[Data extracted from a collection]
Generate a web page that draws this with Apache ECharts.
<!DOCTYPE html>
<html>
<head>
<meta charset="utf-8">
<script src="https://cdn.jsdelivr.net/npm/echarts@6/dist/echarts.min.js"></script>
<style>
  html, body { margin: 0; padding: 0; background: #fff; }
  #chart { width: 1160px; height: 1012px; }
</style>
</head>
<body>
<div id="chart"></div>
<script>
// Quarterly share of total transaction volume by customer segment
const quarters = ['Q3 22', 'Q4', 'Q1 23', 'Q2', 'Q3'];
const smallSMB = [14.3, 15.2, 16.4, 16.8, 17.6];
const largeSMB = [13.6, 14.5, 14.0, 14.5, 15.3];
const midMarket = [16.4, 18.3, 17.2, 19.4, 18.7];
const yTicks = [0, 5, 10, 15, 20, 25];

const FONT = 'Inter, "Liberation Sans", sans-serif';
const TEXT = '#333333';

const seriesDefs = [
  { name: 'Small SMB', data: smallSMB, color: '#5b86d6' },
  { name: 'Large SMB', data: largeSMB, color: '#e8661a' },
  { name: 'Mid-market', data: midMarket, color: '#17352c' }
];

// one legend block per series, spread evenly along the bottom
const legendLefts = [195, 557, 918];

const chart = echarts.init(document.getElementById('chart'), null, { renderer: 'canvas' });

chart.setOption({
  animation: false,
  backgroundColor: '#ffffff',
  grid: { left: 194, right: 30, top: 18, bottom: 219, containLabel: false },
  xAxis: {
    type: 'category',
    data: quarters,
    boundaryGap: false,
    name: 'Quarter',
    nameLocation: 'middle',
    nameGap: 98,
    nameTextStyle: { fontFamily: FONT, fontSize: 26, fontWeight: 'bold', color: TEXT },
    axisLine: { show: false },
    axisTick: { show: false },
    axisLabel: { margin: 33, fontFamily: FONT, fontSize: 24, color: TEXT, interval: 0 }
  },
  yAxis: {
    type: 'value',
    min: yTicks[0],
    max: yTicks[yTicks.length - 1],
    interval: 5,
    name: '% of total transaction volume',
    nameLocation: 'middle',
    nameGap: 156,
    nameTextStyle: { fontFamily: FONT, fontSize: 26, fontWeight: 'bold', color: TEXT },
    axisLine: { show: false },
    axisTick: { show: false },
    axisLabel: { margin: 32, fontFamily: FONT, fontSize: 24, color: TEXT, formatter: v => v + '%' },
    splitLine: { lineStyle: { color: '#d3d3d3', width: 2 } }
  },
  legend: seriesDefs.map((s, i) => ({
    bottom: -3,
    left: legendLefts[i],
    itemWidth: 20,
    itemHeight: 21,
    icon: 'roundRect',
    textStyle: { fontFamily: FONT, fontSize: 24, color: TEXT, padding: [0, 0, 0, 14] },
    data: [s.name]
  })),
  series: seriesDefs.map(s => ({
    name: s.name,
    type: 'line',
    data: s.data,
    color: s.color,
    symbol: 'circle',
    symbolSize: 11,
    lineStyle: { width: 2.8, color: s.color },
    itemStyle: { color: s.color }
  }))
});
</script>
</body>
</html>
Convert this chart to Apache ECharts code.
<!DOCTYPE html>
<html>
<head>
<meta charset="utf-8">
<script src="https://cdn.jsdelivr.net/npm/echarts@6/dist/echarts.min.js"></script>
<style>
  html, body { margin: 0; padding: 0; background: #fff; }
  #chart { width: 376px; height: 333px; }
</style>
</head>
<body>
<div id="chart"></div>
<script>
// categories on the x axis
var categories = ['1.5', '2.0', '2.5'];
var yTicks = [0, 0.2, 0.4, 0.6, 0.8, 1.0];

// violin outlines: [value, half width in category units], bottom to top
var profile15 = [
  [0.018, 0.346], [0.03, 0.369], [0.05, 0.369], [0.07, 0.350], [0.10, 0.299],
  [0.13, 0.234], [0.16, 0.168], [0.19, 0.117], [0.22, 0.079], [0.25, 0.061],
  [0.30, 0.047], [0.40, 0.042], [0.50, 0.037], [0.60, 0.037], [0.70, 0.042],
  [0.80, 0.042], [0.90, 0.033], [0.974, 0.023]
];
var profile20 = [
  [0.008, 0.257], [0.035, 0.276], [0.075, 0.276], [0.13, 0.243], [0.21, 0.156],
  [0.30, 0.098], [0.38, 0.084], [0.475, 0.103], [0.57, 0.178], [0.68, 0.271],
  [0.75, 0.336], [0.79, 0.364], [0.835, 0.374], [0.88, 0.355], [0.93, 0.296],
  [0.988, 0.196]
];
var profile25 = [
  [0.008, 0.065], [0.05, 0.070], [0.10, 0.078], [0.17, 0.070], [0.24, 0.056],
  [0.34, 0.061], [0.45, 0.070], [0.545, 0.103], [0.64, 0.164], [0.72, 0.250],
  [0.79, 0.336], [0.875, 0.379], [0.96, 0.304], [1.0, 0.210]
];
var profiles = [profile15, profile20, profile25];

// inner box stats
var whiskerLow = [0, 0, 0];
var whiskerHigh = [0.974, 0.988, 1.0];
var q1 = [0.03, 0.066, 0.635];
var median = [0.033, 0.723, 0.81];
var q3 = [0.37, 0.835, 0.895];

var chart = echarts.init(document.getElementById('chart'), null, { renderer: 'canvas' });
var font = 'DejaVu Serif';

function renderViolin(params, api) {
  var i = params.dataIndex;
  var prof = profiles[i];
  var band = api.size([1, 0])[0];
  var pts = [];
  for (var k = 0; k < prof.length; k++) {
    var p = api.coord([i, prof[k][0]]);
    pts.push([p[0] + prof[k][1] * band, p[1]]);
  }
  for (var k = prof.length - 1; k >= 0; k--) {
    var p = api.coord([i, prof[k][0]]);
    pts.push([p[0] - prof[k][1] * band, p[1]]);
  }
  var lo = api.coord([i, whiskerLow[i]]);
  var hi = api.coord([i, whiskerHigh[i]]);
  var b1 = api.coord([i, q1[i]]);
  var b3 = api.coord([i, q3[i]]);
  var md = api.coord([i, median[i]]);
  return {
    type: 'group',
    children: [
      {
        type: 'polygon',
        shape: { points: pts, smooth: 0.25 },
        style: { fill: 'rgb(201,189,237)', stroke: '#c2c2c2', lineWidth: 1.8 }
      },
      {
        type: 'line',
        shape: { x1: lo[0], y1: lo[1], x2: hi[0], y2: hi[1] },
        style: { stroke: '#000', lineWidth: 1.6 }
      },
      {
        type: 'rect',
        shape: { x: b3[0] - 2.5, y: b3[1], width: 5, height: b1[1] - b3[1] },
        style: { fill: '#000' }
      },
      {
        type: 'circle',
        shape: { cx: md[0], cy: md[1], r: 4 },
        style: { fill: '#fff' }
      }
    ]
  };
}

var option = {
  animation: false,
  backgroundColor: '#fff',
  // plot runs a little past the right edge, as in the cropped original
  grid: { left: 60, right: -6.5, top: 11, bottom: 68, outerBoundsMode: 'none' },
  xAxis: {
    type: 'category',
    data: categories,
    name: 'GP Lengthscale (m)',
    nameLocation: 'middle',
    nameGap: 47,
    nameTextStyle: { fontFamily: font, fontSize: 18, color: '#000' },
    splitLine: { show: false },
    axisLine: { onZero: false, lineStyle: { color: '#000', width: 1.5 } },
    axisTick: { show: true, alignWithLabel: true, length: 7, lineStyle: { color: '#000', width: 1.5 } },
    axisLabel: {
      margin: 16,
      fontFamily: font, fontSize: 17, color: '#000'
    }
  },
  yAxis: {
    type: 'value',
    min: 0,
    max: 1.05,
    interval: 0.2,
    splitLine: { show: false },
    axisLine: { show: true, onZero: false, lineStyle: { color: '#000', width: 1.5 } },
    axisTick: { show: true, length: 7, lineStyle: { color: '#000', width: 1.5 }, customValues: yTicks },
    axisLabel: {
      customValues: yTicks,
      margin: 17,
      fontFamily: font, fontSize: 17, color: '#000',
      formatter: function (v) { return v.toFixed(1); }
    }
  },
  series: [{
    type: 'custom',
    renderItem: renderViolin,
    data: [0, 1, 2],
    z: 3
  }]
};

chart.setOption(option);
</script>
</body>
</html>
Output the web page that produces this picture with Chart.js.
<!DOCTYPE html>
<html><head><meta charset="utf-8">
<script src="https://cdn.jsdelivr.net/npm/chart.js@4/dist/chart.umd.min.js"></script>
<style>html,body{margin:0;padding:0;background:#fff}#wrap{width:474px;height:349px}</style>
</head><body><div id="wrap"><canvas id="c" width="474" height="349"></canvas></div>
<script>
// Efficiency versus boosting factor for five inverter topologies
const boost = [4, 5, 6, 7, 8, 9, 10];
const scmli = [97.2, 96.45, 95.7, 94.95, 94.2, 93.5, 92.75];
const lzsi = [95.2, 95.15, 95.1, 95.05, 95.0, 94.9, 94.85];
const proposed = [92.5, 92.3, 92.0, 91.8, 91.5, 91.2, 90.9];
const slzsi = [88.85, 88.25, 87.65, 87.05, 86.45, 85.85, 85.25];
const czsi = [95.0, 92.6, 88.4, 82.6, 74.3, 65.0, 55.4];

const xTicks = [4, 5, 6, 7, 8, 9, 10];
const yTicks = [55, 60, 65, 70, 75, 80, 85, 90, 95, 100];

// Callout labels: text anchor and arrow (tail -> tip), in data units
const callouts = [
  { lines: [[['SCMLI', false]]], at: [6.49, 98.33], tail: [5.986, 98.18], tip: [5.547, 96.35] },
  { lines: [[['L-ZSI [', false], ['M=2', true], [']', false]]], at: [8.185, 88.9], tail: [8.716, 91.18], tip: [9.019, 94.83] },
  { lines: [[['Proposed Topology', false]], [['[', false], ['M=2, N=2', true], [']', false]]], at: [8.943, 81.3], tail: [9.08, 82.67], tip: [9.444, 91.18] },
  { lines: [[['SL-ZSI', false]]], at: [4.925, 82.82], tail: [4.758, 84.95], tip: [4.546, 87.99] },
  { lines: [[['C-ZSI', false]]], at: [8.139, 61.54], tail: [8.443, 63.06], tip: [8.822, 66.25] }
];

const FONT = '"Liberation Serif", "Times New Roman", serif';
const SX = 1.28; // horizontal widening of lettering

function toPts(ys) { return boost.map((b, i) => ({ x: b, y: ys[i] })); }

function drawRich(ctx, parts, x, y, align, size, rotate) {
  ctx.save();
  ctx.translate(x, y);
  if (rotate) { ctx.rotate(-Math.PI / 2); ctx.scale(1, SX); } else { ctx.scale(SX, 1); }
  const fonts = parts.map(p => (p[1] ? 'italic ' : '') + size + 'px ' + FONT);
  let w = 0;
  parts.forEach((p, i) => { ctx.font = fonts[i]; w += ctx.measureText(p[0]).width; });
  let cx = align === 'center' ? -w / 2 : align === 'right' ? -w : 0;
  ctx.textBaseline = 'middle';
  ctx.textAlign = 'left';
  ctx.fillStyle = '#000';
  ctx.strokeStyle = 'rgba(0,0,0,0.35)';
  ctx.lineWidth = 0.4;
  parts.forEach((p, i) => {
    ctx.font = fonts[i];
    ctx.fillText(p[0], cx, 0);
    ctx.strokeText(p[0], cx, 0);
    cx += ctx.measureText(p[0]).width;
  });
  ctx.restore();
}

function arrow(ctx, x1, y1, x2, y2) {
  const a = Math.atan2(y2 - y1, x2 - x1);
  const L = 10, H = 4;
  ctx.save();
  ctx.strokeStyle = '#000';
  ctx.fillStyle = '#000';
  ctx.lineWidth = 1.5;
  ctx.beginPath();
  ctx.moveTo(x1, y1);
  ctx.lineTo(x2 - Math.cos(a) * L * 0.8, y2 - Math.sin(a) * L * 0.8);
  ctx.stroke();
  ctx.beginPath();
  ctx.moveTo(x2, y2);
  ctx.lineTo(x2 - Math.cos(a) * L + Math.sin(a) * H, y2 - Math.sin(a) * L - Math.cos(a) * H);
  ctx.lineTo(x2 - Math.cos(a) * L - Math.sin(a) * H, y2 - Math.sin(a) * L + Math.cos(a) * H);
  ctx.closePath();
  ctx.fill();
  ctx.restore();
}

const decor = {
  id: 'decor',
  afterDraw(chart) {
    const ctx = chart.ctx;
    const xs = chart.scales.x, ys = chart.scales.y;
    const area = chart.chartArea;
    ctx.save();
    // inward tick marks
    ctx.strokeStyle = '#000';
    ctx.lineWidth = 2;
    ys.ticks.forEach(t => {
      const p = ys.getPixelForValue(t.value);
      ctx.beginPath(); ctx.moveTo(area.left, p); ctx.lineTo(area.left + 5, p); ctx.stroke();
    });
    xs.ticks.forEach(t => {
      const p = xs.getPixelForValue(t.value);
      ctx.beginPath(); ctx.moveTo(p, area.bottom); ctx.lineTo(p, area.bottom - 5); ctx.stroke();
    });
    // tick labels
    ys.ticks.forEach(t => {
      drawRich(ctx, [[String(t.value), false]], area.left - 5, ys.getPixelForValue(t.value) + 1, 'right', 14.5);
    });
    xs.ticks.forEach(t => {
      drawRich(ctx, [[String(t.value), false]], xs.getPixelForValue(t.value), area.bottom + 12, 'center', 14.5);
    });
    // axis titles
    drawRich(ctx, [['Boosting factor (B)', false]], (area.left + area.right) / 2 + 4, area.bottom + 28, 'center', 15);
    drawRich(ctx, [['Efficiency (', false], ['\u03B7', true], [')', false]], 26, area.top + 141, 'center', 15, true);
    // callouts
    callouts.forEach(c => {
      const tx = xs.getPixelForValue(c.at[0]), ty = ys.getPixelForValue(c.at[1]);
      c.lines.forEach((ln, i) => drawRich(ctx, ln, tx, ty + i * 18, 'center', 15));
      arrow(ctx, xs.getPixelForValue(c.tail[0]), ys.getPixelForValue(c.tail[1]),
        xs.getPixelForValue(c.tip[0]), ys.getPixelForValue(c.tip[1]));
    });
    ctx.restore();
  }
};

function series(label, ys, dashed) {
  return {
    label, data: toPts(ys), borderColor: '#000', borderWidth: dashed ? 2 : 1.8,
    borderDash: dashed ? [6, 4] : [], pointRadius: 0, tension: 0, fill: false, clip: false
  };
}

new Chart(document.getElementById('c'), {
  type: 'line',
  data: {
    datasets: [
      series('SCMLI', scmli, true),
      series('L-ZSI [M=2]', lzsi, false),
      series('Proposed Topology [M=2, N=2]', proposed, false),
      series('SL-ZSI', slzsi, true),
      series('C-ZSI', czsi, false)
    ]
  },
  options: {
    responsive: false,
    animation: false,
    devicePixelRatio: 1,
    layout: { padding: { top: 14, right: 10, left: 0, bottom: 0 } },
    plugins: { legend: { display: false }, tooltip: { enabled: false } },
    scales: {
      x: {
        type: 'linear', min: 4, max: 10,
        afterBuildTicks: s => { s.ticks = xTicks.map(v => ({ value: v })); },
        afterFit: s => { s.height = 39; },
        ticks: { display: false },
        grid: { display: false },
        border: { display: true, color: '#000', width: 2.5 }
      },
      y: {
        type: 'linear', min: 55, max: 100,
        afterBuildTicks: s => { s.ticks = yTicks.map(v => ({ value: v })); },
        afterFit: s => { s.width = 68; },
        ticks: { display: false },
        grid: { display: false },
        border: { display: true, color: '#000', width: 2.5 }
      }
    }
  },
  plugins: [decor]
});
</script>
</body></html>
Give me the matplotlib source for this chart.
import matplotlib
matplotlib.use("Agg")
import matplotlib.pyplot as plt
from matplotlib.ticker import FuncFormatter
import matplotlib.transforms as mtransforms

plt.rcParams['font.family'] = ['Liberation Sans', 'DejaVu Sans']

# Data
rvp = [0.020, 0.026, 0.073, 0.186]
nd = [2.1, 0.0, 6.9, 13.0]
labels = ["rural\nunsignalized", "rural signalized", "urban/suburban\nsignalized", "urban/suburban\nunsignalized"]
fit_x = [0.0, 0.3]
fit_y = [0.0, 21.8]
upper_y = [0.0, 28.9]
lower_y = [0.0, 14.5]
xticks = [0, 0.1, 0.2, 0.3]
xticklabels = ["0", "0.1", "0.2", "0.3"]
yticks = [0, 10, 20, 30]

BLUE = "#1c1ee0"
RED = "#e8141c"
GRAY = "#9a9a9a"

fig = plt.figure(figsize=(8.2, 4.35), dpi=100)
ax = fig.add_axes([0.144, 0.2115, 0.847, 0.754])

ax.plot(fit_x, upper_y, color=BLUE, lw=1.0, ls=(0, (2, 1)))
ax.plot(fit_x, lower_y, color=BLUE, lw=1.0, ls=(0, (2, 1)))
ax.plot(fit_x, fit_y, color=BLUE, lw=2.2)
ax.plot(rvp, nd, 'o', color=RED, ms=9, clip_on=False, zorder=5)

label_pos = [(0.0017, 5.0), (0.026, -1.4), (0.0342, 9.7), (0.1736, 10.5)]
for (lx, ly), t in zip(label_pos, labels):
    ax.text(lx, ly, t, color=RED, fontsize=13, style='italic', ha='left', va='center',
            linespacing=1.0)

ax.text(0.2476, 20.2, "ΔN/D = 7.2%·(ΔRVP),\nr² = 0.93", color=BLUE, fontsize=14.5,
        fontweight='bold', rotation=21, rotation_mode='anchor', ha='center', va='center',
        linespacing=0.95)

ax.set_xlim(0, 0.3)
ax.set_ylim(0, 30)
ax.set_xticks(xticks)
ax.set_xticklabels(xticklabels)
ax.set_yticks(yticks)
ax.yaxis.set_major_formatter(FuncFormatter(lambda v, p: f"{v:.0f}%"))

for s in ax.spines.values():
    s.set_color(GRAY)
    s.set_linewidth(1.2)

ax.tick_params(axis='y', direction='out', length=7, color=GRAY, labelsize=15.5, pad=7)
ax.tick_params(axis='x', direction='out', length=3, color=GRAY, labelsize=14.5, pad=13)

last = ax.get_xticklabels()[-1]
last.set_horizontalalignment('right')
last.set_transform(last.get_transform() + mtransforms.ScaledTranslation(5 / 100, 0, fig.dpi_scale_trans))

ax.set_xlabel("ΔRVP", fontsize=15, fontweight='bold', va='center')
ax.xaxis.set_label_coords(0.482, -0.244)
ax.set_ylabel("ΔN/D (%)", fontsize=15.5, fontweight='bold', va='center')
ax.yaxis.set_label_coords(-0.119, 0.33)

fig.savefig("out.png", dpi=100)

Written exercise —
Everything from the first line above through the line that contains "const legendLefts = [195, 557, 918];" should be duplicated exactly, please, and nothing beyond it.

Answer to the problem —
Generate a web page that draws this with Apache ECharts.
<!DOCTYPE html>
<html>
<head>
<meta charset="utf-8">
<script src="https://cdn.jsdelivr.net/npm/echarts@6/dist/echarts.min.js"></script>
<style>
  html, body { margin: 0; padding: 0; background: #fff; }
  #chart { width: 1160px; height: 1012px; }
</style>
</head>
<body>
<div id="chart"></div>
<script>
// Quarterly share of total transaction volume by customer segment
const quarters = ['Q3 22', 'Q4', 'Q1 23', 'Q2', 'Q3'];
const smallSMB = [14.3, 15.2, 16.4, 16.8, 17.6];
const largeSMB = [13.6, 14.5, 14.0, 14.5, 15.3];
const midMarket = [16.4, 18.3, 17.2, 19.4, 18.7];
const yTicks = [0, 5, 10, 15, 20, 25];

const FONT = 'Inter, "Liberation Sans", sans-serif';
const TEXT = '#333333';

const seriesDefs = [
  { name: 'Small SMB', data: smallSMB, color: '#5b86d6' },
  { name: 'Large SMB', data: largeSMB, color: '#e8661a' },
  { name: 'Mid-market', data: midMarket, color: '#17352c' }
];

// one legend block per series, spread evenly along the bottom
const legendLefts = [195, 557, 918];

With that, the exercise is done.